Dramatizations of our great national tragedy are lining up. Why is it more sensitive that a foreigner tells the story of 22 July tan one of our own filmmakers?
Netflix is making a movie about the 22 July attacks in Oslo, and despite the winter cold tempers are flaring. The ambivalence felt towards a commercial international portrayal of the terrorist attack is widespread, and the size of the signature campaign against Paul Greengrass’s coming movie Norway says it all.
Yes, to many it’s too early. At the same time, the dramatizations of our great national tragedy are lining up. NRK is producing their own TV series, Erik Poppe is making a movie about it and a new documentary and an arthouse project are also on their way.
Why does it feel more sensitive to have a foreigner tell the 22 July story than to have a Norwegian doing so? The Norwegian Film Institute has issued an invitation to a master class with Greengrass – they’ve managed to capture him right in the middle of the hectic shooting process. A rare scoop – and a golden opportunity to find out more about the controversial project. But not only for the listeners: Greengrass himself, it turns out, also gets something special out of the encounter.
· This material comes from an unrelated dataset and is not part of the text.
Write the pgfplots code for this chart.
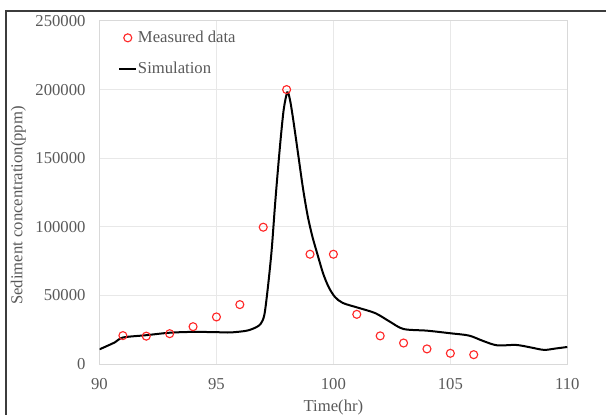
\documentclass[border=0pt]{standalone}
\usepackage{fontspec}
\setmainfont{Liberation Serif}
\usepackage{pgfplots}
\pgfplotsset{compat=1.18}
\definecolor{gridgray}{RGB}{232,232,232}
\definecolor{axisgray}{RGB}{217,217,217}
\definecolor{labelgray}{RGB}{89,89,89}
\definecolor{markred}{RGB}{255,40,40}
\definecolor{framegray}{RGB}{60,60,60}

\begin{document}
\begin{tikzpicture}
\path[use as bounding box] (0pt,0pt) rectangle (454.5pt,310.5pt);
\draw[framegray, line width=1pt] (4.5pt,-5pt) -- (4.5pt,302.25pt) -- (460pt,302.25pt);
\begin{axis}[
  at={(74.625pt,37.5pt)}, anchor=south west,
  scale only axis, width=350.85pt, height=257.25pt,
  xmin=90, xmax=110, ymin=0, ymax=250000,
  xtick={90,95,100,105,110},
  ytick={0,50000,100000,150000,200000,250000},
  scaled y ticks=false,
  /pgf/number format/assume math mode=true,
  yticklabel style={/pgf/number format/fixed, /pgf/number format/1000 sep={}, xshift=-7pt},
  xticklabel style={yshift=-7.5pt},
  ticklabel style={font=\fontsize{12.5}{14}\selectfont, color=labelgray},
  major tick length=0pt,
  grid=major,
  grid style={draw=gridgray, line width=0.75pt},
  axis line style={draw=axisgray, line width=0.75pt},
  xlabel={Time(hr)},
  ylabel={Sediment concentration(ppm)},
  label style={font=\fontsize{12.5}{14}\selectfont, color=labelgray},
  xlabel style={at={(axis description cs:0.5,0)}, anchor=base, yshift=-35.5pt},
  ylabel style={at={(axis description cs:-0.1733,0.462)}, anchor=center},
  legend style={draw=none, fill=none, at={(0.0395,0.975)}, anchor=north west,
    inner sep=0pt, row sep=11.25pt,
    font=\fontsize{12.5}{14}\selectfont, text=labelgray,
    nodes={text height=9pt, text depth=2pt, inner sep=0.5pt}},
  legend cell align=left,
  legend image code/.code={\draw[mark repeat=2,mark phase=2,#1] plot coordinates {(0cm,0cm) (0.225cm,0cm) (0.45cm,0cm)};},
]
\addplot[only marks, mark=o, mark size=3pt, draw=markred, line width=0.85pt]
  coordinates {
  (91,20700) (92,20300) (93,22100) (94,27200) (95,34300) (96,43300)
  (97,99700) (98,200000) (99,80000) (100,80000) (101,36200) (102,20500)
  (103,15300) (104,11000) (105,7800) (106,6800)
  };
\addlegendentry{Measured data}
\addplot[black, line width=1.5pt, smooth, tension=0.5, no marks] coordinates {
  (90.0,10700) (90.66,15800) (91.0,19300) (92.0,21000) (93.0,22800)
  (94.0,23400) (95.0,23200) (95.6,23000) (96.3,24300) (96.7,26800)
  (96.9,29500) (97.05,36000) (97.2,56000) (97.36,83000) (97.5,115000)
  (97.62,140000) (97.75,165000) (97.88,186000) (98.03,198000) (98.15,192000)
  (98.3,176000) (98.5,152000) (98.7,128000) (98.9,108000) (99.1,93000)
  (99.3,81000) (99.56,66000) (99.8,56000) (100.06,49000) (100.4,44500)
  (101.1,40800) (101.8,37000) (102.4,31000) (103.0,25500) (104.0,24300)
  (105.0,22400) (105.8,20700) (106.4,16800) (107.0,13600) (107.8,13900)
  (108.4,12200) (109.0,10300) (109.5,11300) (110.0,12400)
  };
\addlegendentry{Simulation}
\end{axis}
\end{tikzpicture}
\end{document}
«A survivor from Utøya talks about the need to tell the story of 22 july from a different angle than that of the bird’s eye view.»
One of us
The biggest viewing room at Cinemateket is jampacked with expectant audience members – primarily young men. The British director is widely known for his contribution to the Jason Bourne-series, but my admiration for him stems from the masterpiece Bloody Sunday, about the gunning down of 28 Irish demonstrators during the conflict in Northern Ireland. A long time has passed since Greengrass made that filmic jewel, however, and the scepticism surrounding Greengrass’s 22 July dramatization has been rapidly gathering strength. The trip wires are numerous, and the director is so obviously not one of us, even if Åsne Seierstad’s eponymous book forms the basis for his movie. Whereas Poppe’s film leaves out the perpetrator, Greengrass goes in the opposite direction, and in the role as the perpetrator he has cast the dangerously charismatic and empathetic Anders Danielsen Lie. Good drama obviously relies on having a brilliant antagonist, but Danielsen Lie’s talent and magnetism may produce a seductive effect.
Overcome by my own galloping prejudice I’m considering leaving the event when Greengrass suddenly comes flying in from the movie set and stumbles heavily on the lowest step. The audience holds its breath the three milliseconds it takes before he’s back on his feet. The burly man with the wild shock of grey hair spontaneously makes his apologies and immediately scores empathy points from the audience, myself included.